According to police Chief Ed Ormonde, usage of this city park in the southeast area adjacent to Highway 99 had spiked up dramatically in recent years due to “the free usage, easy access, and safety of the area,” he said in his report at the Aug. 9 Ripon City Council meeting.
A neighborhood committee was developed.
This gave police ongoing communications with the group – they conducted two informal meetings with the neighborhood residents while developing an ordinance.
The result of that was the start of the Residential Parking Permit Program in March by the Ripon Bluffs neighborhood.
Ormonde indicated a significant numbers of residents were interested in the plan yet not enough ‘yes’ ballots were returned for passage.
As a result, sections of the Ripon Bluffs requested re-votes.
Take the Reynolds Avenue residents, for one. In July 2015, they had enough votes to implement the Reynolds Avenue Parking Permit Program.
Residents of the 400 block of Meyenberg Avenue and McBrian Drive recently followed suit, requesting a re-vote for that particular area only.

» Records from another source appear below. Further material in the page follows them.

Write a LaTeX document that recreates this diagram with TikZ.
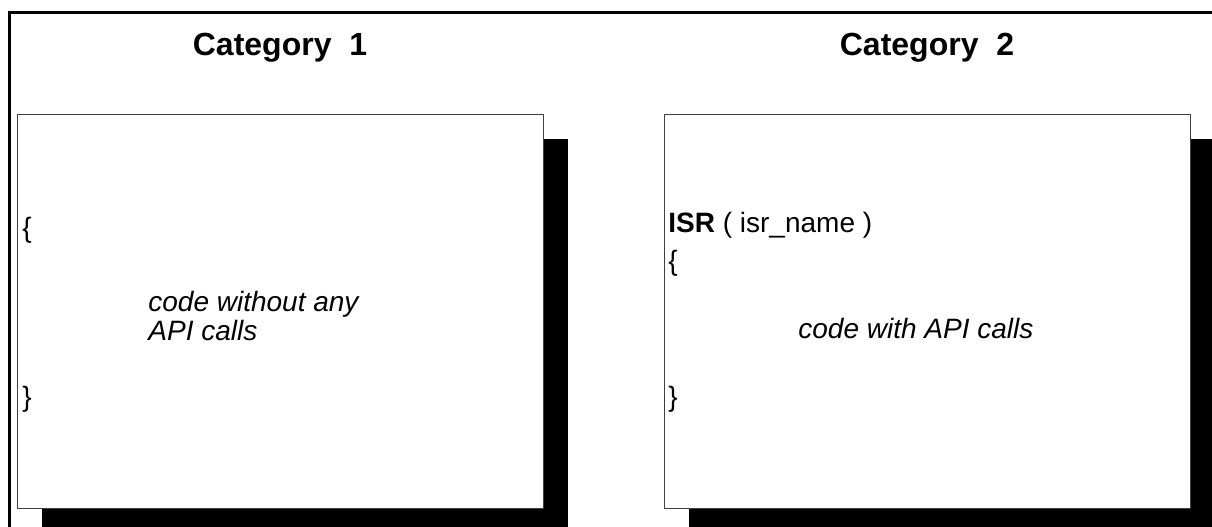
\documentclass[tikz,border=0pt]{standalone}
\usepackage{fontspec}
\setmainfont{Liberation Sans}
\usetikzlibrary{positioning}

\begin{document}
\begin{tikzpicture}[x=0.5pt, y=-0.5pt,
  title/.style={font=\fontsize{16}{19}\selectfont\bfseries, anchor=base, inner sep=0pt},
  code/.style={font=\fontsize{14}{17}\selectfont, anchor=base west, inner sep=0pt},
  body/.style={font=\fontsize{14}{17}\selectfont\itshape, anchor=base west, inner sep=0pt},
  box/.style={draw=black!75, line width=0.5pt, fill=white},
  shadow/.style={fill=black}]
\useasboundingbox (0,0) rectangle (1212,526);
\clip (0,0) rectangle (1212,526);

% outer frame
\draw[line width=1.5pt] (9.5,560) -- (9.5,12) -- (1240,12);

% category 1
\fill[shadow] (42,139) rectangle (568,533);
\draw[box] (17,114) rectangle (543,508);
\node[title] (T1) at (280,55) {Category~~1};
\node[code] (open1) at (22,237) {\{};
\node[body] (text1a) at (148,311) {code without any};
\node[body] (text1b) at (148,340) {API calls};
\node[code] (close1) at (22,406) {\}};

% category 2
\fill[shadow] (689,139) rectangle (1215,533);
\draw[box] (664,114) rectangle (1190,508);
\node[title] (T2) at (927,55) {Category~~2};
\node[code] (isr) at (668,232) {\textbf{ISR} ( isr\_name )};
\node[code] (open2) at (668,270) {\{};
\node[body] (text2) at (798,338) {code with API calls};
\node[code] (close2) at (668,406) {\}};
\end{tikzpicture}
\end{document}
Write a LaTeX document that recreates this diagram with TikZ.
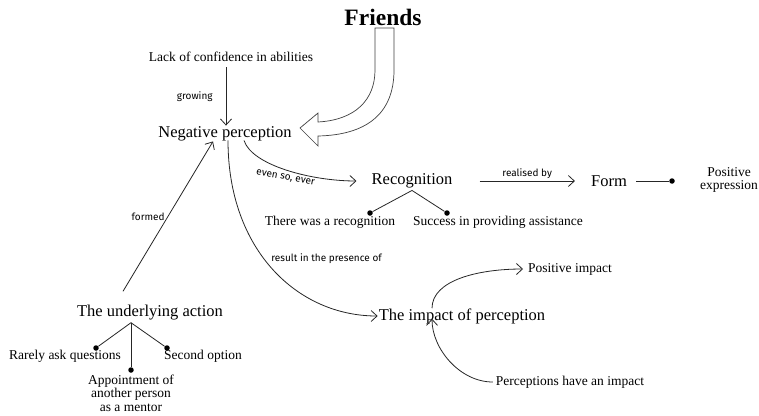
\documentclass[tikz,border=0pt]{standalone}
\usepackage{fontspec}
\setmainfont{Liberation Serif}
\newfontfamily\notefont{Fira Sans}
\usetikzlibrary{arrows.meta}
\begin{document}
\begin{tikzpicture}[x=1pt,y=-1pt,
  concept/.style={inner sep=1pt,font=\fontsize{16.5}{18}\selectfont},
  detail/.style={inner sep=1pt,font=\fontsize{13.5}{13.5}\selectfont,align=center},
  note/.style={inner sep=1pt,font=\notefont\fontsize{10}{11}\selectfont},
  link/.style={draw=black!85,line width=0.8pt,-{Straight Barb[length=6pt,width=11pt]}},
  branch/.style={draw=black!85,line width=0.8pt},
  dot/.style={circle,fill=black,inner sep=0pt,minimum size=5.5pt}]
\useasboundingbox (0,0) rectangle (759,415);

% nodes
\node[inner sep=1pt,font=\bfseries\fontsize{23.5}{26}\selectfont] (fr) at (383,17) {Friends};
\node[detail] (lack) at (231,57) {Lack of confidence in abilities};
\node[concept] (neg) at (225,134) {Negative perception};
\node[concept] (rec) at (412,181) {Recognition};
\node[detail] (r1) at (330,222) {There was a recognition};
\node[detail] (r2) at (498,222) {Success in providing assistance};
\node[concept] (form) at (609,181) {Form};
\node[detail] (pos) at (729,180) {Positive\\expression};
\node[concept] (und) at (150,313) {The underlying action};
\node[detail] (u1) at (65,356) {Rarely ask questions};
\node[detail] (u2) at (131,393) {Appointment of\\another person\\as a mentor};
\node[detail] (u3) at (203,356) {Second option};
\node[concept] (imp) at (462,316) {The impact of perception};
\node[detail] (pi) at (570,269) {Positive impact};
\node[detail] (ph) at (570,382) {Perceptions have an impact};

% dots
\node[dot] (d1) at (370,213) {};
\node[dot] (d2) at (447,213) {};
\node[dot] (d3) at (672,181) {};
\node[dot] (d4) at (96,348) {};
\node[dot] (d5) at (131,370) {};
\node[dot] (d6) at (167,348) {};

% hollow arrow from Friends
\draw[black!75,line width=0.7pt,fill=white]
  (375,28) -- (394,28) -- (394,70)
  .. controls (394,115) and (365,135) .. (318,136)
  -- (318,146) -- (300,128) -- (318,113) -- (318,122)
  .. controls (355,120) and (375,100) .. (375,70) -- cycle;

% connectors
\draw[link] (lack.south) ++(-5,4) coordinate (ls) -- (ls |- neg.north) node[note,midway,left=12pt] {growing};
\draw[link] (und.north) ++(-27,-13) coordinate (us) -- ([xshift=-12pt,yshift=1pt]neg.south) node[note,pos=0.5,left=2pt] {formed};
\draw[link] ([xshift=19pt,yshift=2pt]neg.south) .. controls +(8,25) and +(-45,0) .. ([xshift=-14pt]rec.west)
  node[note,pos=0.5,below=3pt,rotate=-11] {even so, ever};
\draw[link] ([xshift=3pt,yshift=2pt]neg.south) .. controls +(0,110) and +(-80,0) .. (imp.west)
  node[note,pos=0.43,anchor=west,xshift=8pt,yshift=-3pt] {result in the presence of};
\draw[link] ([xshift=26pt]rec.east) -- ([xshift=-15pt]form.west) node[note,midway,above=1pt] {realised by};
\draw[branch] ([xshift=8pt]form.east) -- (d3);
\draw[branch] (d1) -- ([yshift=-1pt]rec.south) -- (d2);
\draw[branch] (d4) -- ([xshift=-19pt,yshift=-1pt]und.south) coordinate (uj) -- (d6);
\draw[branch] (uj) -- (d5);
\draw[link] ([xshift=-30pt,yshift=-1pt]imp.north) .. controls +(0,-28) and +(-45,0) .. ([xshift=-4pt]pi.west);
\draw[link] ([xshift=-2pt]ph.west) .. controls +(-33,0) and +(0,30) .. ([xshift=-30pt,yshift=6pt]imp.south);
\end{tikzpicture}
\end{document}
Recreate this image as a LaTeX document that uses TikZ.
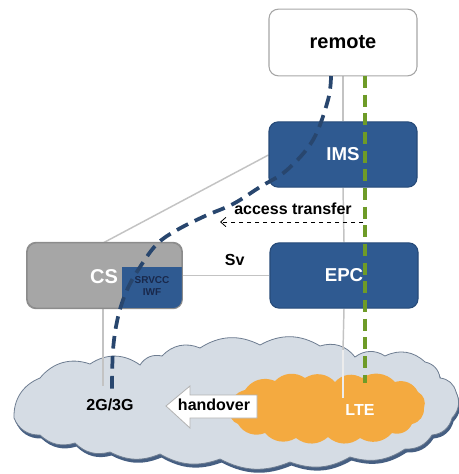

That request also called for instituting a parking permit program but only between the start of the Memorial Day weekend throughout the Labor Day weekend.
Folks from this particular area managed to get two-third votes in support of the program and enough for passage.
Elected leaders have questioned the program.
“When we approved the process, I thought the parking permits were for all the time,” Councilman Leo Zuber said. “This is step one towards customized parking – I don’t agreed with it.”
Ditto that for Mayor Jake Parks. “The program was to help alleviate traffic in the area and by adding customized dates it could create more issues and take away time and resources from our police department,” he said.
The dates were presented on the ballot, Ormonde said.
He added: “The groups coming forward are from the areas that are most affected (by the concerns) and would’ve passed if they came forward originally as individual groups.”
Since then, another group has come forward. The 400 block of South Manley submitted a proposal and was scheduled to vote on the parking permit ordinance last week.
Council members did vote 5-0 in favor of the Meyerberg Avenue and McBrian Drive as a Residential Parking Permit-required area but with the caveat of a two-year implementation limit.
After that, they’ll be able to re-consider the ordinance.